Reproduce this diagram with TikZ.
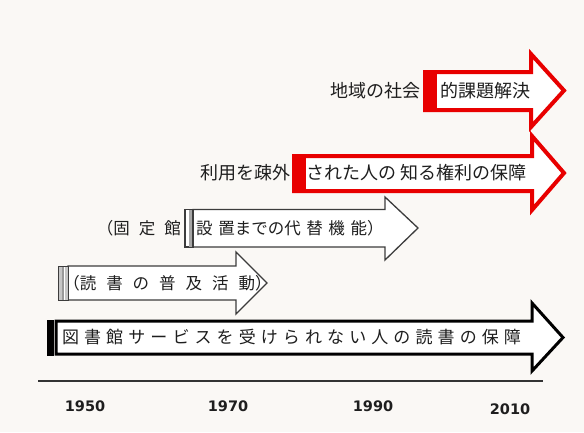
\documentclass[tikz,border=0pt]{standalone}
\usepackage{fontspec}
\newfontfamily\jp{Noto Sans CJK JP}
\newfontfamily\yrfont{DejaVu Sans}
\definecolor{bg}{RGB}{250,248,245}
\definecolor{redline}{RGB}{232,0,0}
\definecolor{ink}{RGB}{30,30,30}
\definecolor{grayline}{RGB}{60,60,60}
\begin{document}
\begin{tikzpicture}[x=1pt,y=-1pt,
  redarrow/.style={draw=redline, line width=4pt, fill=white, line join=miter},
  thinarrow/.style={draw=grayline, line width=1.3pt, fill=white, line join=miter},
  blackarrow/.style={draw=black, line width=3pt, fill=white, line join=miter},
  big/.style={inner sep=0pt, text=ink, font=\jp\fontsize{18}{18}\selectfont},
  mid/.style={inner sep=0pt, text=ink, font=\jp\fontsize{16.5}{16.5}\selectfont},
  yearlbl/.style={inner sep=0pt, text=ink, font=\yrfont\bfseries\fontsize{14.5}{14.5}\selectfont}]
\fill[bg] (0,0) rectangle (584,432);
\useasboundingbox (0,0) rectangle (584,432);

% arrow 1 (red, top)
\draw[redarrow] (425,72) -- (531,72) -- (531,54) -- (564,90.5) -- (531,127) -- (531,110) -- (425,110) -- cycle;
\fill[redline] (423,70) rectangle (437,112);
\node[big, anchor=east] (t1a) at (421,90.5) {地域の社会};
\node[big, anchor=west] (t1b) at (440,90.5) {的課題解決};

% arrow 2 (red)
\draw[redarrow] (294,156) -- (532,156) -- (532,136) -- (564,173) -- (532,210) -- (532,191) -- (294,191) -- cycle;
\fill[redline] (292,154) rectangle (306,193);
\node[big, anchor=east] (t2a) at (291,173) {利用を疎外};
\node[big, anchor=west] (t2b) at (306,173) {された人の 知る権利の保障};

% arrow 3 (thin)
\draw[thinarrow] (193,209.5) -- (385,209.5) -- (385,197) -- (418,228) -- (385,260) -- (385,247) -- (193,247) -- cycle;
\draw[grayline, line width=1.2pt, fill=white] (185,209.5) rectangle (193,247);
\fill[gray!70] (189,210) rectangle (191.5,246.5);
\node[mid, anchor=east] (t3a) at (181,228) {\spaceskip=9pt\relax （固 定 館};
\node[mid, anchor=west] (t3b) at (196,228) {\spaceskip=5.6pt\relax 設 置までの代 替 機 能）};

% arrow 4 (thin)
\draw[thinarrow] (68,266) -- (236,266) -- (236,252) -- (267,283) -- (236,314) -- (236,300) -- (68,300) -- cycle;
\draw[grayline, line width=1pt, fill=gray!45] (58.5,266) rectangle (68,300);
\fill[gray!80] (62,266.5) rectangle (64,299.5);
\fill[white] (64,266.5) rectangle (65.2,299.5);
\node[mid, anchor=center] (t4) at (167.5,283) {\spaceskip=10pt\relax （読 書 の 普 及 活 動）};

% arrow 5 (black, bottom)
\draw[blackarrow] (56,321) -- (532,321) -- (532,303) -- (563,337.5) -- (532,371) -- (532,354) -- (56,354) -- cycle;
\fill[black] (46.5,319.5) rectangle (53.5,355.5);
\node[inner sep=0pt, text=ink, font=\jp\fontsize{17}{17}\selectfont, anchor=center] (t5) at (291.5,337.5) {\spaceskip=5.1pt\relax 図 書 館 サ ー ビ ス を 受 け ら れ な い 人 の 読 書 の 保 障};

% axis
\coordinate (axl) at (38,381);
\coordinate (axr) at (543,381);
\draw[line width=1.2pt, draw=black!80] (axl) -- (axr);
\node[yearlbl] (y1950) at (85,406) {1950};
\node[yearlbl] (y1970) at (228,406) {1970};
\node[yearlbl] (y1990) at (373,406) {1990};
\node[yearlbl] (y2010) at (510,409) {2010};
\end{tikzpicture}
\end{document}
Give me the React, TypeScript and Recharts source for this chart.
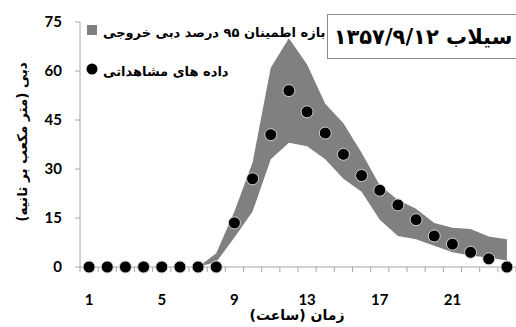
import { Area, ComposedChart, Line, XAxis, YAxis } from "recharts";

// hourly flood hydrograph: observed discharge and the 95% band of simulated outflow
const hours = [1, 2, 3, 4, 5, 6, 7, 8, 9, 10, 11, 12, 13, 14, 15, 16, 17, 18, 19, 20, 21, 22, 23, 24];
const observed = [0, 0, 0, 0, 0, 0, 0, 0, 13.5, 27, 40.5, 54, 47.5, 41, 34.5, 28, 23.5, 19, 14.5, 9.5, 7, 4.5, 2.5, 0];
const bandLow = [null, null, null, null, null, null, 0, 1.5, 9, 17, 33, 38, 37, 33, 27, 23, 14.5, 9.5, 8.5, 6.5, 4.5, 3.5, 2.8, 2];
const bandHigh = [null, null, null, null, null, null, 0, 4.2, 17, 32, 61, 70, 62, 50, 44, 35, 25, 20.5, 17.8, 13.5, 12, 11.6, 9.3, 8.5];

const xLabels = [1, 5, 9, 13, 17, 21];
const yTicks = [0, 15, 30, 45, 60, 75];

const axisGray = "#a6a6a6";
const bandGray = "#808080";
const numFont = "Lato, 'Open Sans', sans-serif";
const faFont = "'DejaVu Sans', 'Noto Sans', sans-serif";

// tick marks sit between hours, labels on every 4th hour
const boundaries = hours.map((h) => h - 0.5).concat(hours[hours.length - 1] + 0.5);

function HourTick(props: any) {
  const { x, y, payload } = props;
  const v = payload.value;
  if (Number.isInteger(v)) {
    return (
      <text x={x} y={y + 38} textAnchor="middle" fill="#000" fontSize={15} fontWeight={700} fontFamily={numFont}>
        {v}
      </text>
    );
  }
  return <line x1={x} x2={x} y1={y} y2={y + 5} stroke={axisGray} />;
}

export default function App() {
  const data = hours.map((h, i) => ({
    hour: h,
    obs: observed[i],
    band: bandLow[i] == null ? null : [bandLow[i], bandHigh[i]],
  }));

  return (
    <div style={{ position: "relative", width: 516, height: 327, background: "#fff" }}>
      <style>{"body{margin:0}"}</style>
      <ComposedChart width={516} height={327} data={data} margin={{ top: 22, right: 0, bottom: 0, left: 0 }}>
        <XAxis
          dataKey="hour"
          type="number"
          domain={[0.5, 24.5]}
          ticks={[...boundaries, ...xLabels]}
          interval={0}
          tickSize={0}
          tickMargin={0}
          tickLine={false}
          stroke={axisGray}
          height={60}
          tick={HourTick}
        />
        <YAxis
          domain={[0, 75]}
          ticks={yTicks}
          interval={0}
          width={80}
          tickSize={5}
          tickMargin={13}
          stroke={axisGray}
          tick={{ fill: "#000", fontSize: 15, fontWeight: 700, fontFamily: numFont }}
        />
        <Area dataKey="band" fill={bandGray} fillOpacity={1} stroke="none" isAnimationActive={false} />
        <Line
          dataKey="obs"
          stroke="none"
          dot={{ r: 6, fill: "#000", stroke: "#d0d0d0", strokeWidth: 1 }}
          activeDot={false}
          isAnimationActive={false}
        />
      </ComposedChart>

      <svg width={516} height={327} style={{ position: "absolute", left: 0, top: 0, pointerEvents: "none" }}>
        <g fontFamily={faFont} fontWeight={700} fill="#000">
          <text transform="translate(22,142) rotate(-90)" textAnchor="middle" dominantBaseline="central" direction="rtl" fontSize={13.5}>
            دبی (متر مکعب بر ثانیه)
          </text>
          <text x={297} y={320} textAnchor="middle" direction="rtl" fontSize={14}>
            زمان (ساعت)
          </text>

          <rect x={87} y={25} width={10} height={10} fill={bandGray} />
          <text x={103} y={37} textAnchor="end" direction="rtl" fontSize={13}>
            بازه اطمینان ۹۵ درصد دبی خروجی
          </text>
          <circle cx={92} cy={69} r={5.5} fill="#000" />
          <text x={103} y={76} textAnchor="end" direction="rtl" fontSize={13}>
            داده های مشاهداتی
          </text>

          <rect x={327.5} y={14.5} width={200} height={44} fill="#fff" stroke="#8c8c8c" />
          <text x={423} y={44} textAnchor="middle" direction="rtl" fontSize={21}>
            سیلاب ۱۳۵۷/۹/۱۲
          </text>
        </g>
      </svg>
    </div>
  );
}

^^^^^^^^

■ Required work ■
In the listing above, find the line with "Give me the" and the line with "const yTicks = [0, 15, 30, 45, 60, 75];". Copy both of them and every line between, exactly, but not the pictures.

■ Answer to this task ■
Give me the React, TypeScript and Recharts source for this chart.
import { Area, ComposedChart, Line, XAxis, YAxis } from "recharts";

// hourly flood hydrograph: observed discharge and the 95% band of simulated outflow
const hours = [1, 2, 3, 4, 5, 6, 7, 8, 9, 10, 11, 12, 13, 14, 15, 16, 17, 18, 19, 20, 21, 22, 23, 24];
const observed = [0, 0, 0, 0, 0, 0, 0, 0, 13.5, 27, 40.5, 54, 47.5, 41, 34.5, 28, 23.5, 19, 14.5, 9.5, 7, 4.5, 2.5, 0];
const bandLow = [null, null, null, null, null, null, 0, 1.5, 9, 17, 33, 38, 37, 33, 27, 23, 14.5, 9.5, 8.5, 6.5, 4.5, 3.5, 2.8, 2];
const bandHigh = [null, null, null, null, null, null, 0, 4.2, 17, 32, 61, 70, 62, 50, 44, 35, 25, 20.5, 17.8, 13.5, 12, 11.6, 9.3, 8.5];

const xLabels = [1, 5, 9, 13, 17, 21];
const yTicks = [0, 15, 30, 45, 60, 75];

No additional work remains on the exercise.